[Plotting code records]
################

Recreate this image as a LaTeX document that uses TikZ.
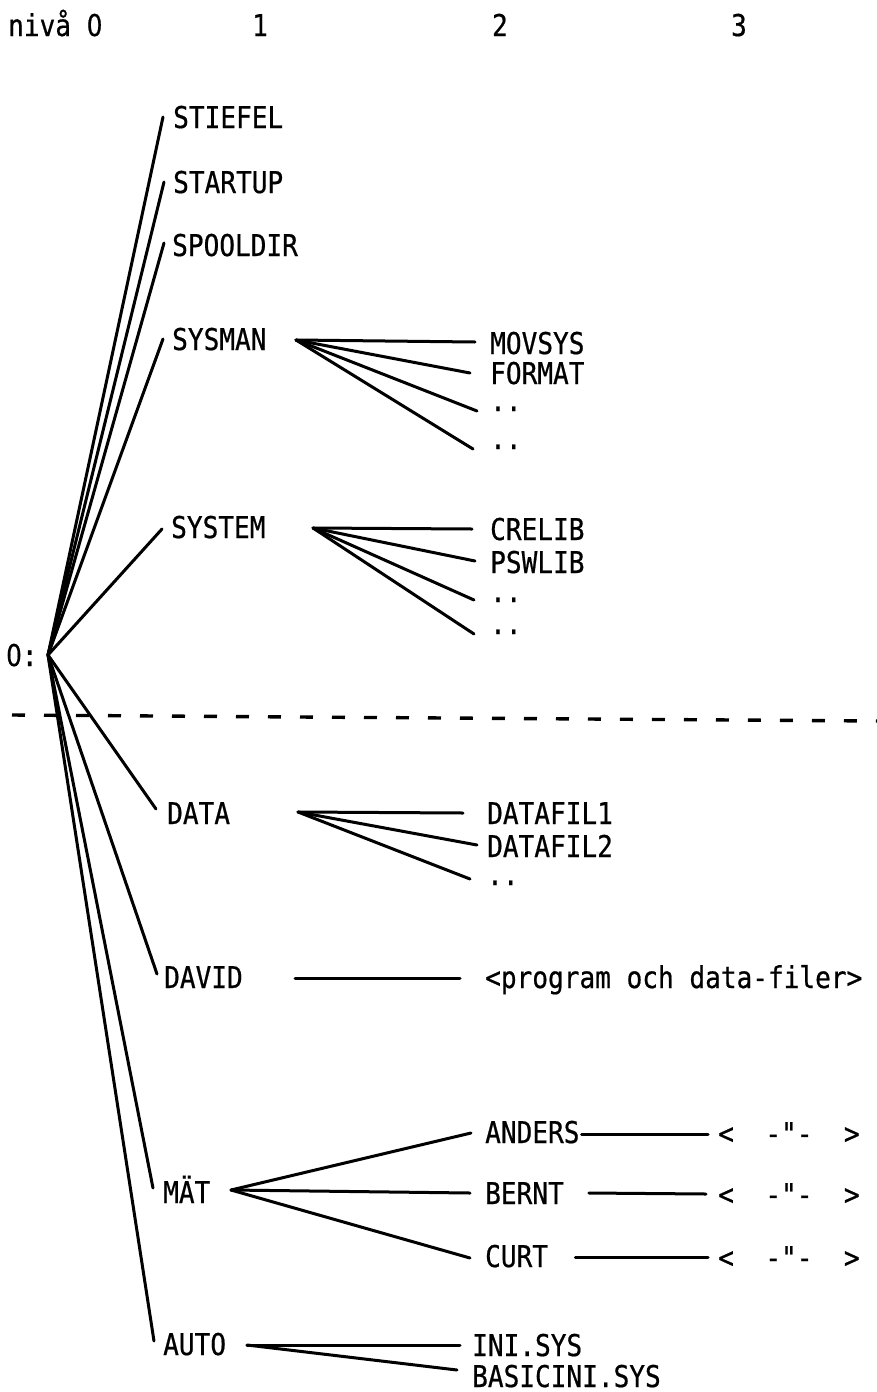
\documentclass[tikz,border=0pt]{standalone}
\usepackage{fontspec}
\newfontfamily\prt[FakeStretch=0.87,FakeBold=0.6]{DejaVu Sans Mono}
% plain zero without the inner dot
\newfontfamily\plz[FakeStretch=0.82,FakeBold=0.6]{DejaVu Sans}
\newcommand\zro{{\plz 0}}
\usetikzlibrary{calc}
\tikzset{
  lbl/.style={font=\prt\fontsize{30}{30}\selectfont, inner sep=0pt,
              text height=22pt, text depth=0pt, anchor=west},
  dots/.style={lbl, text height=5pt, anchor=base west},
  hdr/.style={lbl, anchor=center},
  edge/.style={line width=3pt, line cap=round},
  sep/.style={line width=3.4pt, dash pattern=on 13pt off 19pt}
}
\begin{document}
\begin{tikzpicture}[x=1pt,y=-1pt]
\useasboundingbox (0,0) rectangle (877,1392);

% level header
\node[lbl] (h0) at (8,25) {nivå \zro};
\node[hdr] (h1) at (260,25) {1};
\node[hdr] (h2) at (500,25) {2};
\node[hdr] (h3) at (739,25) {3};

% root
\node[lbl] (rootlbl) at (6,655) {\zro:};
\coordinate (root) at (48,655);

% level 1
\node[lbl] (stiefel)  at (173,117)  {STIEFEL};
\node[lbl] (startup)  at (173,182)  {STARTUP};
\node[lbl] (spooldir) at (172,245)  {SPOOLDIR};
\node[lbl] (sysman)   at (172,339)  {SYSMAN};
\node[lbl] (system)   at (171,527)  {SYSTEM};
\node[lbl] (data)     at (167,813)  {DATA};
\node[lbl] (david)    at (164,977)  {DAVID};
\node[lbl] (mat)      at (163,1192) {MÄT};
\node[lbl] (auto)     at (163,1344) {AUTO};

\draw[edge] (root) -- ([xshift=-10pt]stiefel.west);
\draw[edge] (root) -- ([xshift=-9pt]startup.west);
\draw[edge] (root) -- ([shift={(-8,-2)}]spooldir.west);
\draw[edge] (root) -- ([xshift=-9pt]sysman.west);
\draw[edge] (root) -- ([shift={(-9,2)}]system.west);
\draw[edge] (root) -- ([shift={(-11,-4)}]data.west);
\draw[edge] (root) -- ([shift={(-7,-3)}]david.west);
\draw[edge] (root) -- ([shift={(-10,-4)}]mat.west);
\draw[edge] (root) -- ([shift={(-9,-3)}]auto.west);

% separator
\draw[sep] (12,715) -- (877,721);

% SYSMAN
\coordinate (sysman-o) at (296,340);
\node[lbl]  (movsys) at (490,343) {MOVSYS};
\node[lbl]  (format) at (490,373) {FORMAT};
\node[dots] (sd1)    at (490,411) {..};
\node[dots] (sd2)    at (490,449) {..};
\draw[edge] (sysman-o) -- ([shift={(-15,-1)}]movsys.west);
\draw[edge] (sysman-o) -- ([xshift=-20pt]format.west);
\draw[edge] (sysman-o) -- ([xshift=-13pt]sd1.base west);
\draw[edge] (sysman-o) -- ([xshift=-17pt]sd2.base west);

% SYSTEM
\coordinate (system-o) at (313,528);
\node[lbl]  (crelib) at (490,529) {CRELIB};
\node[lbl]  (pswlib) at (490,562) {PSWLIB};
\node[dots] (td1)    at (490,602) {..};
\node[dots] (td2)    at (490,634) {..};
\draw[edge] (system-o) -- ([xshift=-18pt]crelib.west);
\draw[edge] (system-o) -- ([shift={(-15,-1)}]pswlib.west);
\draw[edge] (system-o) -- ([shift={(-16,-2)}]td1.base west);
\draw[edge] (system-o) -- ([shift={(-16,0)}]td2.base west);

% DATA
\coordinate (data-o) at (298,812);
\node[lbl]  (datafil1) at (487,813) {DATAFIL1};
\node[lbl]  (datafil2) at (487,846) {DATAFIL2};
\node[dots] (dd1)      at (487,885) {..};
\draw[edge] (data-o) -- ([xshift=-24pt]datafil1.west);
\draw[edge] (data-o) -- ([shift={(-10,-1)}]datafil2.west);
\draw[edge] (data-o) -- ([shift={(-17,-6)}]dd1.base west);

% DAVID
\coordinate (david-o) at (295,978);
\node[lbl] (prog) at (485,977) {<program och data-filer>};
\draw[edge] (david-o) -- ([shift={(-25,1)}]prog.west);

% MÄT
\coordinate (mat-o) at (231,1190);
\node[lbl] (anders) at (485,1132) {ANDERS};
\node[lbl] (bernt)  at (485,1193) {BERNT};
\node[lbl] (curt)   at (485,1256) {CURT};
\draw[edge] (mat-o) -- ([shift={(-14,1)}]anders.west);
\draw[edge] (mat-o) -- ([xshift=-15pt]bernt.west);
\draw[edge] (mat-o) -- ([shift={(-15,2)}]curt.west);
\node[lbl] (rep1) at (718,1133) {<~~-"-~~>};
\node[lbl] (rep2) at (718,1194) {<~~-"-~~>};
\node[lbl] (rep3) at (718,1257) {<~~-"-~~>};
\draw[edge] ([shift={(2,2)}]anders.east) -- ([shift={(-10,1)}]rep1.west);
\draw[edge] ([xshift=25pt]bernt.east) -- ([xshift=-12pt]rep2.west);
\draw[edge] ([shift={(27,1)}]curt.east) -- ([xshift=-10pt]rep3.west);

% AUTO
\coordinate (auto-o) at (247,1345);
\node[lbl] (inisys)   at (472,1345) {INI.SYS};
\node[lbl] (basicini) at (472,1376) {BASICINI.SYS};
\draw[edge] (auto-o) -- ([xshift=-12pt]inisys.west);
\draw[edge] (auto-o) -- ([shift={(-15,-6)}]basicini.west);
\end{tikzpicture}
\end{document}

################

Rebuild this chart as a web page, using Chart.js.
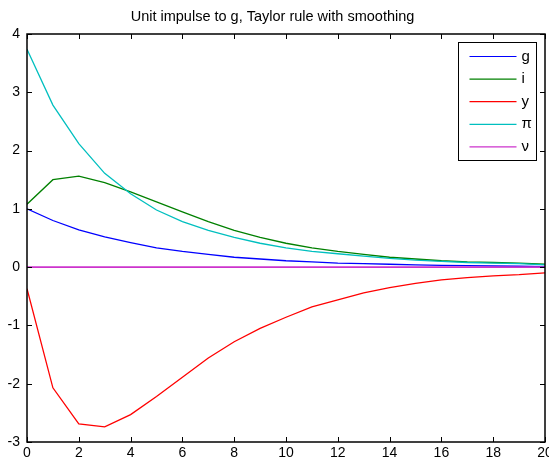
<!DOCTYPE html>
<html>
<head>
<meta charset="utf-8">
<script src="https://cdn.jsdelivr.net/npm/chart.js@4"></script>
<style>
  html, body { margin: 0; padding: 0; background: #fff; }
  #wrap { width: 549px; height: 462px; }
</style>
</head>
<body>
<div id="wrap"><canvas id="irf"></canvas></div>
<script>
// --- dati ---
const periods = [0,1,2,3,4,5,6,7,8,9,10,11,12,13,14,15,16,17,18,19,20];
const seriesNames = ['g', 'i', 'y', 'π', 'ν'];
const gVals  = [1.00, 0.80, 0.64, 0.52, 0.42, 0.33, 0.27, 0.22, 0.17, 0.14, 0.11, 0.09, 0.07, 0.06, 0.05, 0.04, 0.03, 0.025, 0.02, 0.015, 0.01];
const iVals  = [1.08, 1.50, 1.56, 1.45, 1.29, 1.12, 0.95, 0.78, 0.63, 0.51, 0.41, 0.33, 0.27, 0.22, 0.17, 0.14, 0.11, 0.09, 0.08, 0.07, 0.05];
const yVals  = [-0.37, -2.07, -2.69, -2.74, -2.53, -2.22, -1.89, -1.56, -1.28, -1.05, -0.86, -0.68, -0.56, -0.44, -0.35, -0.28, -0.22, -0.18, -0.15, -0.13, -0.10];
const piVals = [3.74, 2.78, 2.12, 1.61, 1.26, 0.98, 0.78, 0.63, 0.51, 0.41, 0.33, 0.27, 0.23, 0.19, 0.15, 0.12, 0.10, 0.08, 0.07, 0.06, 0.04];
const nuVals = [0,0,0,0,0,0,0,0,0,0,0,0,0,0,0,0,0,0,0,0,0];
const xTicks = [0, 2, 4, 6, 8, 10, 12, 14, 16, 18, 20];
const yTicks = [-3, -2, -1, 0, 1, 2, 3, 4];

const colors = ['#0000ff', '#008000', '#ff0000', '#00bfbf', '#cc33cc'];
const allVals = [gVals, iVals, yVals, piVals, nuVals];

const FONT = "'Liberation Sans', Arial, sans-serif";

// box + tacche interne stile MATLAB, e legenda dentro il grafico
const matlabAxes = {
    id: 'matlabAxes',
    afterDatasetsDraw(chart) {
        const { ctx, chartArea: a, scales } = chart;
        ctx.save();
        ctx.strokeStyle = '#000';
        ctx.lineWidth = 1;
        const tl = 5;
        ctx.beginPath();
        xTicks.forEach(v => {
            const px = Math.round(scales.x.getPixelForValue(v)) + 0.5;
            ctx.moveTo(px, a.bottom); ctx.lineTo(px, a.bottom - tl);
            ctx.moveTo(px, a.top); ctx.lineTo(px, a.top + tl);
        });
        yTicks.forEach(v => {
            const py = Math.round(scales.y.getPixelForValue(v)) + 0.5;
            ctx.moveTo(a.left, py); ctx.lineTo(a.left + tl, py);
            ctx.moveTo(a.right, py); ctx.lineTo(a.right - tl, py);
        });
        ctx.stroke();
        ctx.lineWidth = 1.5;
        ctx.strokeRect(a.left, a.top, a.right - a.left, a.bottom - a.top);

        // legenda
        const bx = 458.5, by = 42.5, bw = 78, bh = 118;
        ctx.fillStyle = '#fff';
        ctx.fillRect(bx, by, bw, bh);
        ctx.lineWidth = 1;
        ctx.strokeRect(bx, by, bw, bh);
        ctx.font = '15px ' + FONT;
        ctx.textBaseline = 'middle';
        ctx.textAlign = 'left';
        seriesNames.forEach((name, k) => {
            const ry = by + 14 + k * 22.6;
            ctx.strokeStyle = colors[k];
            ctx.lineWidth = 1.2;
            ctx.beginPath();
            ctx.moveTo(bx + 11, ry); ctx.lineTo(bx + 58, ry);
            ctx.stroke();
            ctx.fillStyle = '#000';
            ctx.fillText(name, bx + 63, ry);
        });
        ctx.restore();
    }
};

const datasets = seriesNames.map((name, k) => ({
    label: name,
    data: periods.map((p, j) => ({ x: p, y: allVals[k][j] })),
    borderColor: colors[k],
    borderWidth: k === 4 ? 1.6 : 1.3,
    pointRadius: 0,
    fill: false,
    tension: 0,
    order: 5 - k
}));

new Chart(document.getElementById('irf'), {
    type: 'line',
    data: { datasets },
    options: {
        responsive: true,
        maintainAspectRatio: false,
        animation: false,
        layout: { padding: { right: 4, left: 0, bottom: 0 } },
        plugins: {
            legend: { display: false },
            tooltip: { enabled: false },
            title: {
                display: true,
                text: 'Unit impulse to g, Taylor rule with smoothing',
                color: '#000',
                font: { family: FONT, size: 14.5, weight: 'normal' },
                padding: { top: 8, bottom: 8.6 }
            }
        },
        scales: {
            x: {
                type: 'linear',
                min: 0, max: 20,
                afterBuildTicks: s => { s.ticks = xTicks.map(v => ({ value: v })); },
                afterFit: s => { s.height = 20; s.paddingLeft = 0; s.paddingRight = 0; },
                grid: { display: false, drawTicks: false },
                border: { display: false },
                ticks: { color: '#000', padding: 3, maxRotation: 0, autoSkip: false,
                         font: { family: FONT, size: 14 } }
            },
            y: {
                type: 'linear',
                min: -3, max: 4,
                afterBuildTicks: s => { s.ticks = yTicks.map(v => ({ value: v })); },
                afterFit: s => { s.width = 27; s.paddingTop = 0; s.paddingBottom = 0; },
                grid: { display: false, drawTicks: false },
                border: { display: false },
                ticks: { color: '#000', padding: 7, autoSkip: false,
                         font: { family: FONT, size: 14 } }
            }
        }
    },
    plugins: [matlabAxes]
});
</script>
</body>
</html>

################

— AIM —
Gather from the data above every line with the string "this".

— ANSWER BELOW —
Recreate this image as a LaTeX document that uses TikZ.
Rebuild this chart as a web page, using Chart.js.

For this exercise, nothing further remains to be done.